— Begin Data —

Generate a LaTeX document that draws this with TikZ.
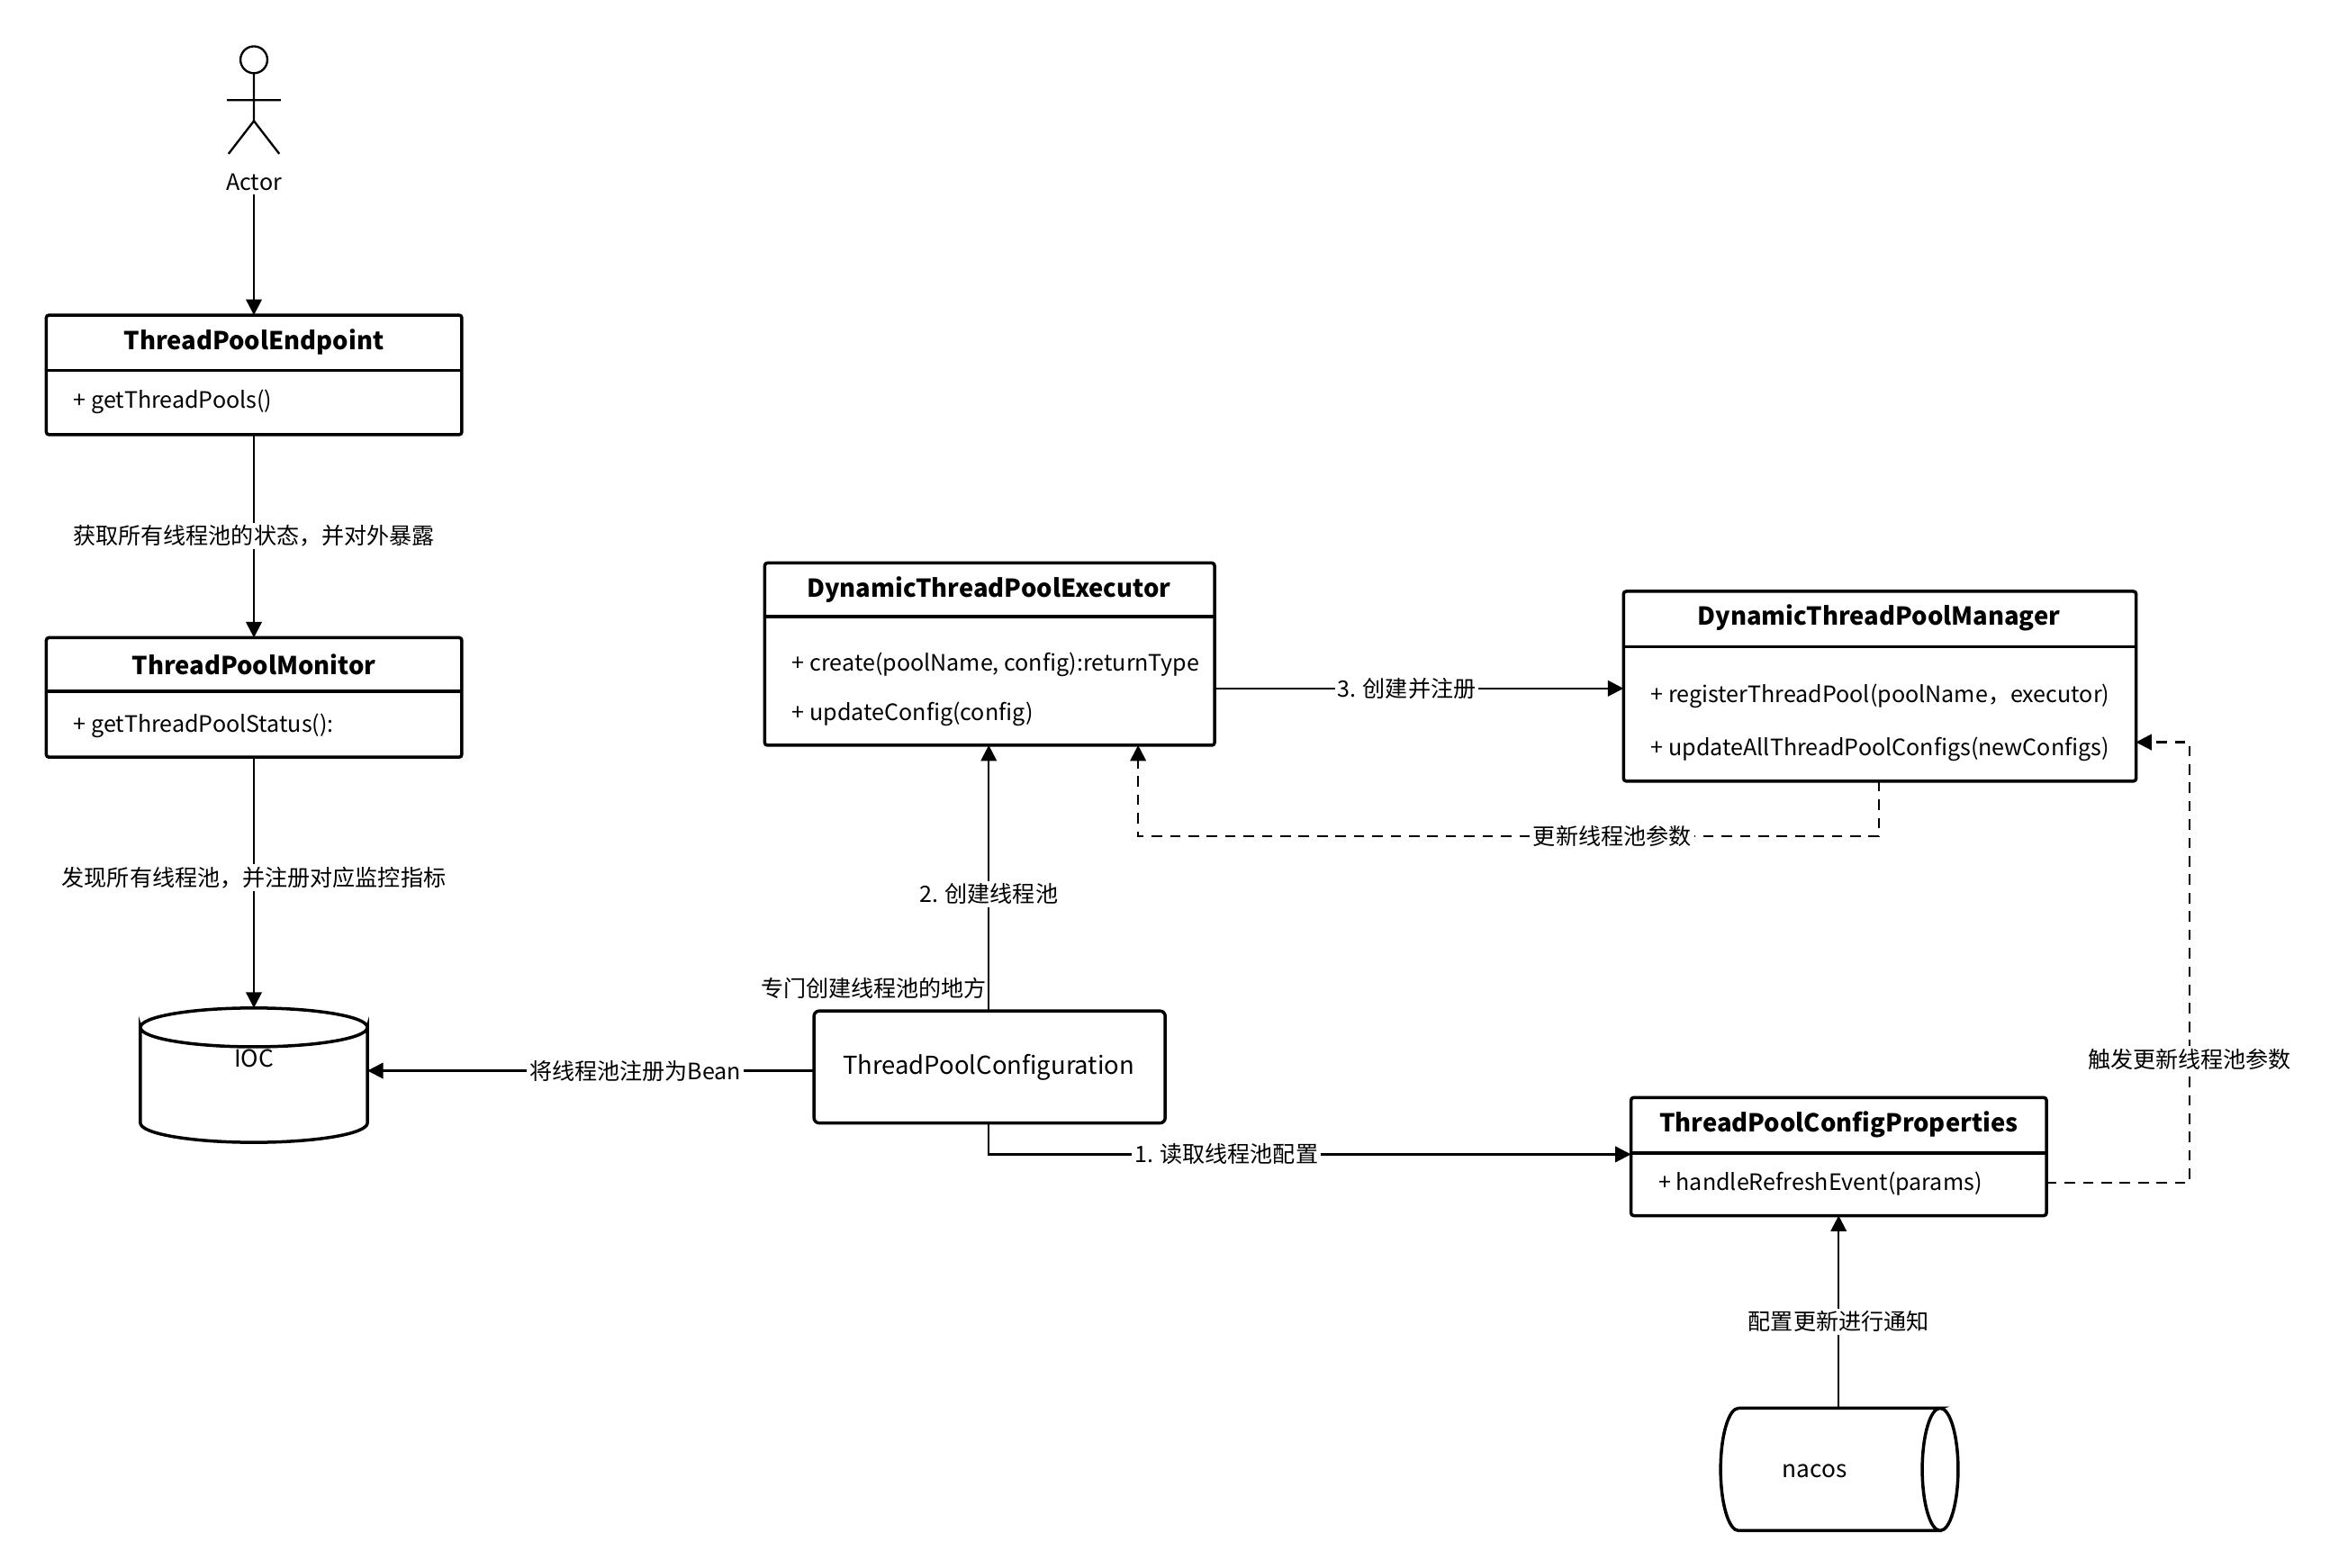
\documentclass[tikz,border=0pt]{standalone}
\usepackage{fontspec}
\setmainfont{Noto Sans CJK SC}
\usetikzlibrary{arrows.meta}

\tikzset{
  cls/.style={draw, line width=0.6pt, rounded corners=0.5pt, anchor=north west, inner sep=0pt, outer sep=0pt},
  ttl/.style={font=\fontsize{4.7}{6}\selectfont\bfseries},
  mth/.style={font=\fontsize{4.3}{5.5}\selectfont, anchor=west},
  lbl/.style={font=\fontsize{4.3}{5.5}\selectfont, fill=white, inner sep=0.5pt},
  arr/.style={line width=0.4pt, -{Triangle[length=3pt,width=3pt]}},
  darr/.style={arr, dash pattern=on 2pt off 1.5pt}
}

\begin{document}
\begin{tikzpicture}[x=0.01cm,y=-0.01cm]
  \useasboundingbox (0,0) rectangle (1560,1050);

  % actor
  \draw[line width=0.4pt] (170,40) circle[radius=9];
  \draw[line width=0.4pt] (170,49) -- (170,81) (152,67) -- (188,67)
    (153,103) -- (170,81) -- (187,103);
  \node[font=\fontsize{4.3}{5.5}\selectfont, fill=white, inner sep=0.5pt] (actor) at (170,122) {Actor};

  % ThreadPoolEndpoint
  \node[cls, minimum width=2.78cm, minimum height=0.8cm] (ep) at (31,211) {};
  \draw[line width=0.6pt] (31,248) -- (309,248);
  \node[ttl] at (170,229) {ThreadPoolEndpoint};
  \node[mth] at (37,269) {+ getThreadPools()};

  % ThreadPoolMonitor
  \node[cls, minimum width=2.78cm, minimum height=0.8cm] (mon) at (31,427) {};
  \draw[line width=0.6pt] (31,463) -- (309,463);
  \node[ttl] at (170,445) {ThreadPoolMonitor};
  \node[mth] at (37,486) {+ getThreadPoolStatus():};

  % IOC
  \draw[line width=0.6pt] (94,688) arc[x radius=76, y radius=13, start angle=180, end angle=360]
    (94,688) arc[x radius=76, y radius=13, start angle=180, end angle=0]
    -- (246,752) arc[x radius=76, y radius=13, start angle=0, end angle=180] -- cycle;
  \coordinate (ioctop) at (170,675);
  \coordinate (iocright) at (246,717);
  \node[font=\fontsize{4.5}{5.5}\selectfont] (ioc) at (170,709) {IOC};

  % ThreadPoolConfiguration
  \node[cls, minimum width=2.35cm, minimum height=0.75cm, rounded corners=1pt] (cfg) at (545,677) {};
  \node[font=\fontsize{4.7}{6}\selectfont] at (662,715) {ThreadPoolConfiguration};
  \node[font=\fontsize{4.3}{5.5}\selectfont] at (585,662) {专门创建线程池的地方};

  % DynamicThreadPoolExecutor
  \node[cls, minimum width=3.01cm, minimum height=1.22cm] (exe) at (512,377) {};
  \draw[line width=0.6pt] (512,413) -- (813,413);
  \node[ttl] at (662,395) {DynamicThreadPoolExecutor};
  \node[mth] at (518,445) {+ create(poolName, config):returnType};
  \node[mth] at (518,478) {+ updateConfig(config)};

  % DynamicThreadPoolManager
  \node[cls, minimum width=3.43cm, minimum height=1.27cm] (mgr) at (1087,396) {};
  \draw[line width=0.6pt] (1087,433) -- (1430,433);
  \node[ttl] at (1258,414) {DynamicThreadPoolManager};
  \node[mth] at (1093,466) {+ registerThreadPool(poolName，executor)};
  \node[mth] at (1093,502) {+ updateAllThreadPoolConfigs(newConfigs)};

  % ThreadPoolConfigProperties
  \node[cls, minimum width=2.78cm, minimum height=0.79cm] (prop) at (1092,735) {};
  \draw[line width=0.6pt] (1092,772) -- (1370,772);
  \node[ttl] at (1231,753) {ThreadPoolConfigProperties};
  \node[mth] at (1098,793) {+ handleRefreshEvent(params)};

  % nacos
  \draw[line width=0.6pt] (1164,943) -- (1299,943)
    arc[x radius=12, y radius=41, start angle=270, end angle=-90]
    (1299,1025) -- (1164,1025)
    arc[x radius=12, y radius=41, start angle=90, end angle=270];
  \coordinate (nacostop) at (1231,943);
  \node[font=\fontsize{4.5}{5.5}\selectfont] (nacos) at (1215,985) {nacos};

  % connectors
  \draw[arr] (actor.south) -- (ep.north -| actor.south);
  \draw[arr] (170,291) -- node[lbl] {获取所有线程池的状态，并对外暴露} (170,427);
  \draw[arr] (170,507) -- node[lbl, pos=0.48] {发现所有线程池，并注册对应监控指标} (ioctop);
  \draw[arr] (cfg.west |- iocright) -- node[lbl, pos=0.4] {将线程池注册为Bean} (iocright);
  \draw[arr] (cfg.north -| 662,0) -- node[lbl, pos=0.44] {2. 创建线程池} (662,499);
  \draw[arr] (813,461) -- node[lbl, pos=0.47] {3. 创建并注册} (1087,461);
  \draw[darr] (1258,523) -- (1258,560) -- node[lbl, pos=0.36] {更新线程池参数} (762,560) -- (762,499);
  \draw[arr] (662,752) -- (662,773) -- node[lbl, pos=0.37] {1. 读取线程池配置} (1092,773);
  \draw[darr] (1370,792) -- (1466,792) -- node[lbl, pos=0.28] {触发更新线程池参数} (1466,497) -- (1430,497);
  \draw[arr] (nacostop) -- node[lbl, pos=0.45] {配置更新进行通知} (1231,814);
\end{tikzpicture}
\end{document}
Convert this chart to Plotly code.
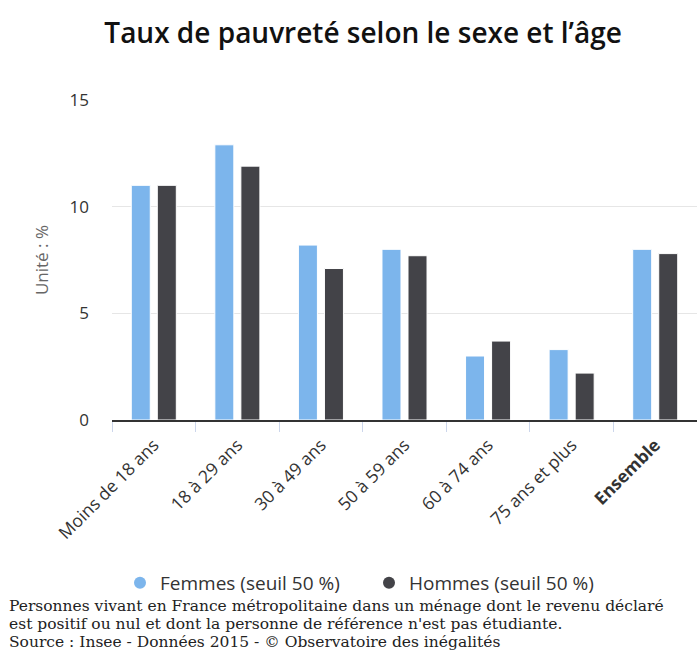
import plotly.graph_objects as go

categories = ["Moins de 18 ans", "18 à 29 ans", "30 à 49 ans", "50 à 59 ans",
              "60 à 74 ans", "75 ans et plus", "<b>Ensemble</b>"]
femmes = [11.0, 12.9, 8.2, 8.0, 3.0, 3.3, 8.0]
hommes = [11.0, 11.9, 7.1, 7.7, 3.7, 2.2, 7.8]
series_names = ["Femmes (seuil 50 %)", "Hommes (seuil 50 %)"]
y_ticks = [0, 5, 10, 15]

title_text = "Taux de pauvreté selon le sexe et l’âge"
y_title = "Unité : %"
footer_lines = [
    "Personnes vivant en France métropolitaine dans un ménage dont le revenu déclaré",
    "est positif ou nul et dont la personne de référence n'est pas étudiante.",
    "Source : Insee - Données 2015 - © Observatoire des inégalités",
]

c_f = "#7cb5ec"
c_h = "#434348"

W, H = 697, 653
L, R, T, B = 112, 0, 100, 233
PW, PH = W - L - R, H - T - B


def px_to_paper_x(px):
    return (px - L) / PW


def px_to_paper_y(py):
    return (H - B - py) / PH


fig = go.Figure()
fig.add_trace(go.Bar(x=categories, y=femmes, name=series_names[0], marker_color=c_f,
                     marker_line_color="white", marker_line_width=1, showlegend=False))
fig.add_trace(go.Bar(x=categories, y=hommes, name=series_names[1], marker_color=c_h,
                     marker_line_color="white", marker_line_width=1, showlegend=False))
# legend entries with round symbols, one legend each for precise placement
for name, col, lg in zip(series_names, [c_f, c_h], ["legend", "legend2"]):
    fig.add_trace(go.Scatter(x=[None], y=[None], mode="markers", name=name, legend=lg,
                             marker=dict(symbol="circle", size=16, color=col)))

legend_common = dict(orientation="h", xanchor="left", yanchor="middle",
                     font=dict(family="Open Sans", size=19, color="#333"),
                     itemsizing="constant", bgcolor="rgba(0,0,0,0)")

annotations = []
for i, line in enumerate(footer_lines):
    annotations.append(dict(text=line, xref="paper", yref="paper",
                            x=px_to_paper_x(7), y=px_to_paper_y(605.5 + 18.2 * i),
                            xanchor="left", yanchor="middle", align="left", showarrow=False,
                            font=dict(family="DejaVu Serif", size=15.5, color="#222")))

fig.update_layout(
    width=W, height=H,
    margin=dict(l=L, r=R, t=T, b=B),
    paper_bgcolor="white", plot_bgcolor="white",
    barmode="group", bargap=0.377, bargroupgap=0.27,
    font=dict(family="Open Sans", color="#333"),
    title=dict(text=title_text, x=0.521, xref="container", xanchor="center",
               y=1 - 33 / H, yref="container", yanchor="middle",
               font=dict(family="Open Sans", size=28, weight=600, color="#111")),
    legend=dict(x=px_to_paper_x(140 - 20), y=px_to_paper_y(583), **legend_common),
    legend2=dict(x=px_to_paper_x(389 - 20), y=px_to_paper_y(583), **legend_common),
    xaxis=dict(type="category", showline=True, linecolor="#333", linewidth=2,
               ticks="outside", tickson="boundaries", tickcolor="#ccd6eb", ticklen=10,
               tickangle=-45, ticklabelstandoff=6,
               tickfont=dict(family="Open Sans", size=17.5, color="#333"),
               showgrid=False),
    yaxis=dict(range=[0, 15], tickvals=y_ticks, showgrid=True, gridcolor="#e6e6e6",
               zeroline=False, ticks="", ticklabelstandoff=22,
               tickfont=dict(family="Open Sans", size=17, color="#333"),
               title=dict(text=y_title, standoff=16,
                          font=dict(family="Open Sans", size=17, color="#666"))),
    annotations=annotations,
)

fig.write_html("out.html", config={"displayModeBar": False},
               post_script="document.body.style.margin='0';")
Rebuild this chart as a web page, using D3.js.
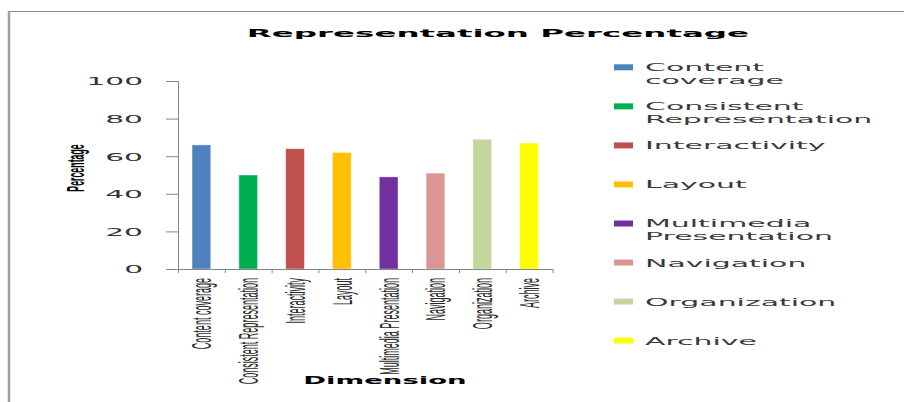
<!DOCTYPE html>
<html>
<head>
<meta charset="utf-8">
<script src="https://cdn.jsdelivr.net/npm/d3@7/dist/d3.min.js"></script>
<style>
  html, body { margin: 0; padding: 0; background: #fff; }
  svg { display: block; }
</style>
</head>
<body>
<svg id="chart" width="904" height="402"></svg>
<script>
// ---- data ----
const title = "Representation Percentage";
const xTitle = "Dimension";
const yTitle = "Percentage";
const categories = ["Content coverage", "Consistent Representation", "Interactivity", "Layout",
                    "Multimedia Presentation", "Navigation", "Organization", "Archive"];
const values = [66, 50, 64, 62, 49, 51, 69, 67];
const colors = ["#4F81BD", "#00B050", "#C0504D", "#FFC000", "#7030A0", "#D99694", "#C3D69B", "#FFFF00"];
const yTicks = [0, 20, 40, 60, 80, 100];

// ---- layout ----
const svg = d3.select("#chart");
const W = 904, H = 402;
const plot = { left: 178, right: 552.5, top: 81, bottom: 269 };

// frame
svg.append("line").attr("x1", 8).attr("x2", W).attr("y1", 11.5).attr("y2", 11.5)
  .attr("stroke", "#8c8c8c").attr("stroke-width", 1.2);
svg.append("line").attr("x1", 9).attr("x2", 9).attr("y1", 11).attr("y2", H)
  .attr("stroke", "#a0a0a0").attr("stroke-width", 2.5);

// helper: stretch text along its baseline by a factor (glyphs + spacing)
function stretch(sel, factor) {
  sel.each(function () {
    const len = this.getComputedTextLength();
    d3.select(this).attr("textLength", len * factor).attr("lengthAdjust", "spacingAndGlyphs");
  });
}

const x = d3.scaleBand().domain(categories).range([plot.left, plot.right])
  .paddingInner(0.6).paddingOuter(0.3);
const y = d3.scaleLinear().domain([0, 100]).range([plot.bottom, plot.top]);

// y axis
const yAxis = svg.append("g").attr("transform", `translate(${plot.left},0)`)
  .call(d3.axisLeft(y).tickValues(yTicks).tickSize(12).tickSizeOuter(0).tickPadding(23));
yAxis.select(".domain").attr("stroke", "#868686").attr("d", `M0.5,${plot.top}V${plot.bottom + 2}`);
yAxis.selectAll(".tick line").attr("stroke", "#868686");
yAxis.selectAll(".tick text")
  .attr("font-family", "DejaVu Sans").attr("font-size", 11).attr("fill", "#333")
  .attr("dy", "0.36em");
stretch(yAxis.selectAll(".tick text"), 2.7);

// bars
svg.append("g").selectAll("rect").data(values).join("rect")
  .attr("x", (d, i) => x(categories[i]))
  .attr("width", x.bandwidth())
  .attr("y", d => y(d))
  .attr("height", d => y(0) - y(d))
  .attr("fill", (d, i) => colors[i])
  .attr("stroke", "#ffffff").attr("stroke-opacity", 0.5).attr("stroke-width", 0.8);

// x axis
const step = x.step();
const xAxisG = svg.append("g");
xAxisG.append("line").attr("x1", plot.left).attr("x2", plot.right)
  .attr("y1", plot.bottom + 0.5).attr("y2", plot.bottom + 0.5).attr("stroke", "#868686");
xAxisG.selectAll("line.tk").data(d3.range(categories.length + 1)).join("line")
  .attr("class", "tk")
  .attr("x1", i => plot.left + i * step + 0.5).attr("x2", i => plot.left + i * step + 0.5)
  .attr("y1", plot.bottom).attr("y2", plot.bottom + 4).attr("stroke", "#868686");

// x category labels (rotated, condensed, horizontally thickened)
const xl = svg.append("g").selectAll("text").data(categories).join("text")
  .attr("transform", d => `translate(${x(d) + x.bandwidth() / 2},278) scale(2.5,1) rotate(-90)`)
  .attr("text-anchor", "end")
  .attr("dy", "0.36em")
  .attr("font-family", "Liberation Sans").attr("font-size", 11).attr("fill", "#2a2a2a")
  .text(d => d);
stretch(xl, 0.82);

// title
const t = svg.append("text").attr("x", 498).attr("y", 37).attr("text-anchor", "middle")
  .attr("font-family", "DejaVu Sans").attr("font-weight", "bold").attr("font-size", 11)
  .attr("fill", "#000").text(title);
stretch(t, 2.95);

// x title
const xt = svg.append("text").attr("x", 385).attr("y", 384).attr("text-anchor", "middle")
  .attr("font-family", "DejaVu Sans").attr("font-weight", "bold").attr("font-size", 11)
  .attr("fill", "#000").text(xTitle);
stretch(xt, 2.5);

// y title
const yt = svg.append("text")
  .attr("transform", `translate(75.5,168) scale(2.2,1) rotate(-90)`)
  .attr("text-anchor", "middle").attr("dy", "0.36em")
  .attr("font-family", "Liberation Sans").attr("font-weight", "bold").attr("font-size", 11)
  .attr("fill", "#000").text(yTitle);
stretch(yt, 0.8);

// legend
const legend = svg.append("g");
const items = legend.selectAll("g").data(categories).join("g")
  .attr("transform", (d, i) => `translate(614,${67.3 + i * 39.05})`);
items.append("rect").attr("x", 0).attr("y", -3).attr("width", 19).attr("height", 6)
  .attr("fill", (d, i) => colors[i]);
items.each(function (d) {
  const g = d3.select(this);
  d.split(" ").forEach((ln, j) => {
    const tx = g.append("text").attr("x", 31).attr("y", j * 12.3).attr("dy", "0.36em")
      .attr("font-family", "DejaVu Sans").attr("font-size", 11).attr("fill", "#3a3a3a")
      .text(ln);
    stretch(tx, 2.72);
  });
});
</script>
</body>
</html>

— End Data —

- **Short problem**:
Starting at the line containing "Convert this chart to Plotly code." and stopping after the line containing "y_ticks = [0, 5, 10, 15]", give the lines again exactly and leave out every image.

- **Reply to the exercise**:
Convert this chart to Plotly code.
import plotly.graph_objects as go

categories = ["Moins de 18 ans", "18 à 29 ans", "30 à 49 ans", "50 à 59 ans",
              "60 à 74 ans", "75 ans et plus", "<b>Ensemble</b>"]
femmes = [11.0, 12.9, 8.2, 8.0, 3.0, 3.3, 8.0]
hommes = [11.0, 11.9, 7.1, 7.7, 3.7, 2.2, 7.8]
series_names = ["Femmes (seuil 50 %)", "Hommes (seuil 50 %)"]
y_ticks = [0, 5, 10, 15]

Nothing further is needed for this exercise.